What the task asks ->
Copy from the first line below down to and including the line with "EPOCHS_C = list(range(305, 501, 5))". Skip the pictures.

┌──

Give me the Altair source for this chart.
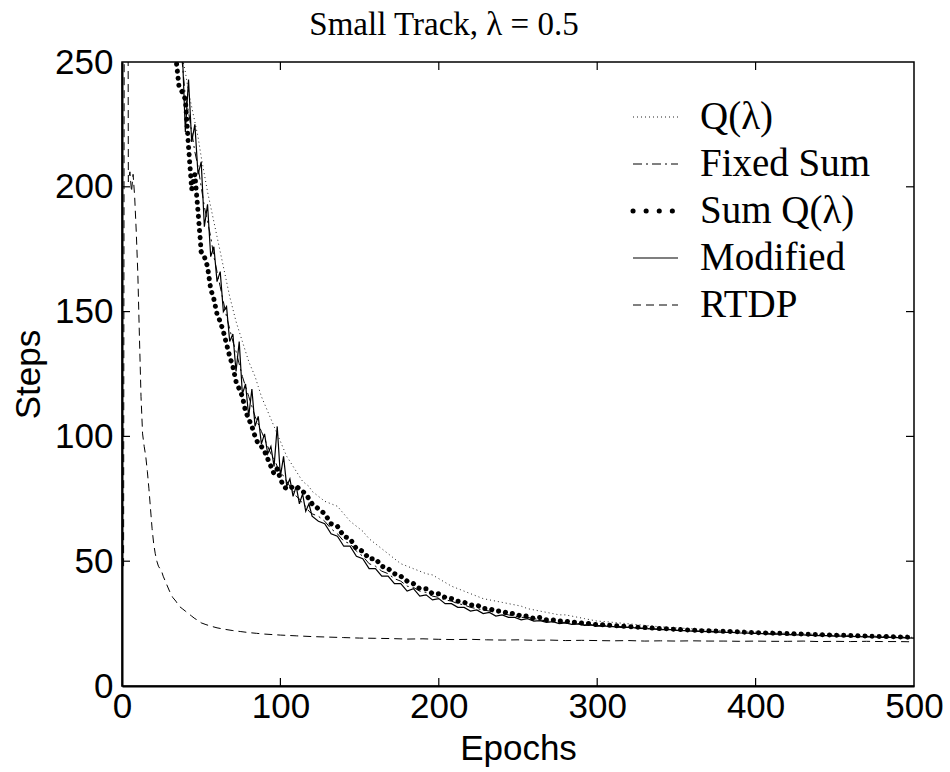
import altair as alt
import pandas as pd

# ---------------- data ----------------
EPOCHS_A = list(range(34, 121, 2))    # 44 points
EPOCHS_B = list(range(124, 301, 4))   # 45 points
EPOCHS_C = list(range(305, 501, 5))   # 40 points

MODIFIED_A = [290, 272, 256, 222, 243, 218, 225, 205, 210, 184,
              193, 172, 176, 162, 166, 150, 152, 138, 141, 126,
              138, 117, 121, 108, 119, 104, 108, 97, 101, 93,
              96, 88, 104, 84, 92, 80, 83, 76, 80, 73,
              77, 70, 73, 68]
MODIFIED_B = [66, 65, 61, 60, 56, 56, 52, 51, 47, 47,
              44, 44, 41, 41, 38, 39, 36, 36.5, 34.5, 35,
              33, 33, 31.5, 31.5, 30, 30.5, 29, 29.5, 28, 28.5,
              27.5, 27.5, 26.5, 27, 26, 26.2, 25.5, 25.8, 25, 25.3,
              24.7, 24.9, 24.3, 24.5, 24]
MODIFIED_C = [24, 23.8, 23.5, 23.6, 23.2, 23, 22.9, 22.6, 22.7, 22.3,
              22.2, 22, 21.9, 21.8, 21.7, 21.5, 21.5, 21.3, 21.2, 21.1,
              21, 20.8, 20.9, 20.6, 20.5, 20.5, 20.3, 20.2, 20.2, 20,
              20, 19.9, 19.8, 19.7, 19.7, 19.5, 19.5, 19.4, 19.3, 19.2]

SUMQ_A = [252, 240, 238, 235, 216, 199, 205, 190, 174, 172,
          168, 159, 155, 149, 146, 142, 137, 132, 128, 122,
          119, 116, 110, 107, 104, 100, 97, 96, 94, 91,
          88, 85, 87, 83, 80, 79, 79, 80, 80, 79,
          78, 77, 75, 73]
SUMQ_B = [71, 69, 65, 64, 60, 59, 55, 54, 51, 51,
          48, 47, 45, 44, 42, 41, 39, 39, 37, 37,
          35.5, 35, 34, 33.5, 32.5, 32.5, 31, 31, 30, 30,
          29, 29, 28, 28, 27, 27.5, 26.5, 26.5, 26, 26,
          25.5, 25.5, 25, 25, 24.5]
SUMQ_C = [24.5, 24.2, 24, 23.8, 23.6, 23.4, 23.2, 23, 22.9, 22.7,
          22.5, 22.4, 22.2, 22.1, 22, 21.9, 21.8, 21.7, 21.5, 21.4,
          21.3, 21.2, 21.1, 21, 20.9, 20.8, 20.7, 20.6, 20.5, 20.4,
          20.3, 20.2, 20.1, 20, 19.9, 19.8, 19.8, 19.7, 19.6, 19.5]

QLAMBDA_A = [275, 262, 252, 246, 238, 232, 226, 220, 212, 205,
             198, 192, 186, 180, 174, 168, 162, 156, 151, 146,
             142, 138, 134, 130, 127, 124, 120, 116, 113, 110,
             107, 104, 101, 98, 95, 92, 90, 88, 86, 84,
             82, 81, 80, 78]
QLAMBDA_B = [76, 74, 73, 72, 69, 66, 64, 62, 59, 57,
             55, 53, 51, 49, 48, 47, 46, 45, 44.5, 43,
             41.5, 40, 39, 38, 37, 36, 35, 34.5, 34, 33.5,
             33, 32.5, 32, 31, 30.5, 30, 29.5, 29, 28.5, 28.5,
             28, 27.5, 27, 26.5, 26]
QLAMBDA_C = [25.8, 25.5, 25.2, 24.9, 24.6, 24.3, 24, 23.7, 23.5, 23.3,
             23.1, 22.9, 22.7, 22.5, 22.3, 22.2, 22, 21.9, 21.7, 21.6,
             21.5, 21.4, 21.2, 21.1, 21, 20.9, 20.8, 20.7, 20.6, 20.5,
             20.4, 20.3, 20.2, 20.1, 20, 19.9, 19.8, 19.7, 19.6, 19.5]

FIXED_A = [282, 266, 250, 236, 230, 222, 214, 208, 200, 192,
           186, 180, 172, 166, 160, 154, 148, 143, 138, 134,
           129, 124, 120, 116, 112, 108, 105, 102, 99, 96,
           93, 91, 88, 86, 84, 82, 80, 78, 76, 75,
           73, 72, 70, 69]
FIXED_B = [68, 66, 63, 61, 58, 57, 54, 52, 49, 48,
           46, 45, 43, 42, 40, 39.5, 38, 37.5, 36, 35.5,
           34.5, 34, 33, 32.5, 31.5, 31, 30.5, 30, 29.5, 29,
           28.5, 28, 27.5, 27.5, 27, 26.5, 26, 26, 25.5, 25.5,
           25, 25, 24.5, 24.5, 24.2]
FIXED_C = [24.3, 24, 23.8, 23.6, 23.3, 23.1, 22.9, 22.7, 22.6, 22.4,
           22.2, 22.1, 22, 21.8, 21.7, 21.6, 21.5, 21.3, 21.2, 21.1,
           21, 20.9, 20.8, 20.7, 20.6, 20.5, 20.4, 20.3, 20.2, 20.1,
           20, 20, 19.9, 19.8, 19.7, 19.6, 19.6, 19.5, 19.4, 19.3]

RTDP_EPOCHS = [1, 2, 3, 4, 5, 6, 7, 8, 9, 10, 11, 12, 13, 14, 15, 16, 17, 18, 19, 20,
               21, 22, 23, 24, 25, 26, 28, 30, 32, 34, 36, 38, 40, 42, 44, 46, 48, 50,
               53, 56, 60, 65, 70, 75, 80, 85, 90, 95, 100, 110, 120, 130, 140, 150,
               160, 170, 180, 190, 200, 210, 220, 230, 240, 250, 260, 270, 280, 290,
               300, 310, 320, 330, 340, 350, 360, 370, 380, 390, 400, 410, 420, 430,
               440, 450, 460, 470, 480, 490, 500]
RTDP_STEPS = [48, 600, 600, 202, 206, 198, 205, 196, 182, 165, 140, 116, 101, 96, 92, 86, 79, 71, 63, 57,
              53, 50, 48, 47, 46, 44, 41, 38, 35.5, 34, 32, 31, 30, 29, 28, 27, 26.3, 25.3,
              24.6, 24, 23.3, 22.7, 22.2, 21.8, 21.4, 21.1, 20.8, 20.6, 20.4, 20.1, 19.8, 19.6, 19.4, 19.2,
              19.1, 19, 18.8, 18.9, 18.7, 18.6, 18.7, 18.5, 18.4, 18.5, 18.3, 18.4, 18.2, 18.3,
              18.2, 18.1, 18.2, 18, 18.1, 18, 18.1, 18, 18, 17.9, 18, 17.9, 17.9, 18,
              17.8, 17.9, 17.8, 17.9, 17.8, 17.8, 17.7]

SERIES_NAMES = ["Q(λ)", "Fixed Sum", "Sum Q(λ)", "Modified", "RTDP"]
X_TICKS = [0, 100, 200, 300, 400, 500]
Y_TICKS = [0, 50, 100, 150, 200, 250]
TITLE = "Small Track, λ = 0.5"

# ---------------- chart ----------------
W, H = 792, 624
EP = EPOCHS_A + EPOCHS_B + EPOCHS_C

def frame(vals):
    return pd.DataFrame({"epoch": EP, "steps": vals})

xs = alt.Scale(domain=[0, 500], nice=False, zero=False)
ys = alt.Scale(domain=[0, 250], nice=False, zero=False)
AX = dict(grid=False, ticks=False, labelFlush=False,
          labelFont="Liberation Sans", labelFontSize=35, labelColor="black",
          titleFont="Liberation Sans", titleFontSize=35, titleFontWeight="normal",
          titleColor="black", domainColor="black", domainWidth=2)
xaxis = alt.Axis(values=X_TICKS, title="Epochs", labelPadding=3, titlePadding=7, **AX)
yaxis = alt.Axis(values=Y_TICKS, title="Steps", labelPadding=9, titlePadding=8, **AX)

def X(f):
    return alt.X(f, type="quantitative", scale=xs, axis=xaxis)

def Y(f):
    return alt.Y(f, type="quantitative", scale=ys, axis=yaxis)

styles = {
    "Q(λ)": dict(strokeWidth=1.0, strokeDash=[1, 3], color="#222"),
    "Fixed Sum": dict(strokeWidth=1.0, strokeDash=[9, 4, 2, 4], color="black"),
    "Sum Q(λ)": dict(strokeWidth=5, strokeDash=[0.1, 7], strokeCap="round", color="black"),
    "Modified": dict(strokeWidth=1.2, color="black"),
    "RTDP": dict(strokeWidth=1.0, strokeDash=[8, 5], color="black"),
}
legend_styles = dict(styles)
legend_styles["Sum Q(λ)"] = dict(strokeWidth=5, strokeDash=[0.1, 13], strokeCap="round", color="black")

data_by_name = {
    "Q(λ)": frame(QLAMBDA_A + QLAMBDA_B + QLAMBDA_C),
    "Fixed Sum": frame(FIXED_A + FIXED_B + FIXED_C),
    "Sum Q(λ)": frame(SUMQ_A + SUMQ_B + SUMQ_C),
    "Modified": frame(MODIFIED_A + MODIFIED_B + MODIFIED_C),
    "RTDP": pd.DataFrame({"epoch": RTDP_EPOCHS, "steps": RTDP_STEPS}),
}

layers = []
for name in ["RTDP", "Q(λ)", "Fixed Sum", "Modified", "Sum Q(λ)"]:
    layers.append(
        alt.Chart(data_by_name[name]).mark_line(clip=True, **styles[name])
        .encode(x=X("epoch"), y=Y("steps"))
    )

# inward ticks on all four sides
xt = pd.DataFrame({"v": X_TICKS[1:-1]})
yt = pd.DataFrame({"v": Y_TICKS[1:-1]})
TL = 8
layers.append(alt.Chart(xt).mark_rule(color="black", strokeWidth=1.2)
              .encode(x=X("v"), y=alt.value(H), y2=alt.value(H - TL)))
layers.append(alt.Chart(xt).mark_rule(color="black", strokeWidth=1.2)
              .encode(x=X("v"), y=alt.value(0), y2=alt.value(TL)))
layers.append(alt.Chart(yt).mark_rule(color="black", strokeWidth=1.2)
              .encode(y=Y("v"), x=alt.value(0), x2=alt.value(TL)))
layers.append(alt.Chart(yt).mark_rule(color="black", strokeWidth=1.2)
              .encode(y=Y("v"), x=alt.value(W), x2=alt.value(W - TL)))

# legend (inside, top right)
LX0, LX1, LTX, LY0, LDY = 511, 556, 578, 55, 47
for i, name in enumerate(SERIES_NAMES):
    yy = LY0 + LDY * i
    one = pd.DataFrame({"t": [name]})
    layers.append(alt.Chart(one).mark_rule(**legend_styles[name])
                  .encode(x=alt.value(LX0), x2=alt.value(LX1), y=alt.value(yy)))
    layers.append(alt.Chart(one).mark_text(font="Liberation Serif", fontSize=39,
                                           align="left", baseline="middle", color="black")
                  .encode(text="t:N", x=alt.value(LTX), y=alt.value(yy)))

# title (drawn as text above the plot, as in the reference)
layers.append(alt.Chart(pd.DataFrame({"t": [TITLE]}))
              .mark_text(font="Liberation Serif", fontSize=33, align="center",
                         baseline="middle", color="black", clip=False)
              .encode(text="t:N", x=alt.value(322), y=alt.value(-37)))

chart = alt.layer(*layers).properties(
    width=W, height=H,
    background="white",
    autosize=alt.AutoSizeParams(type="none"),
    padding={"left": 122, "top": 62, "right": 36, "bottom": 86},
).configure_view(stroke="black", strokeWidth=1.5)

chart.save("out.html", embed_options={"renderer": "svg", "actions": False})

└──

Complete response ->
Give me the Altair source for this chart.
import altair as alt
import pandas as pd

# ---------------- data ----------------
EPOCHS_A = list(range(34, 121, 2))    # 44 points
EPOCHS_B = list(range(124, 301, 4))   # 45 points
EPOCHS_C = list(range(305, 501, 5))   # 40 points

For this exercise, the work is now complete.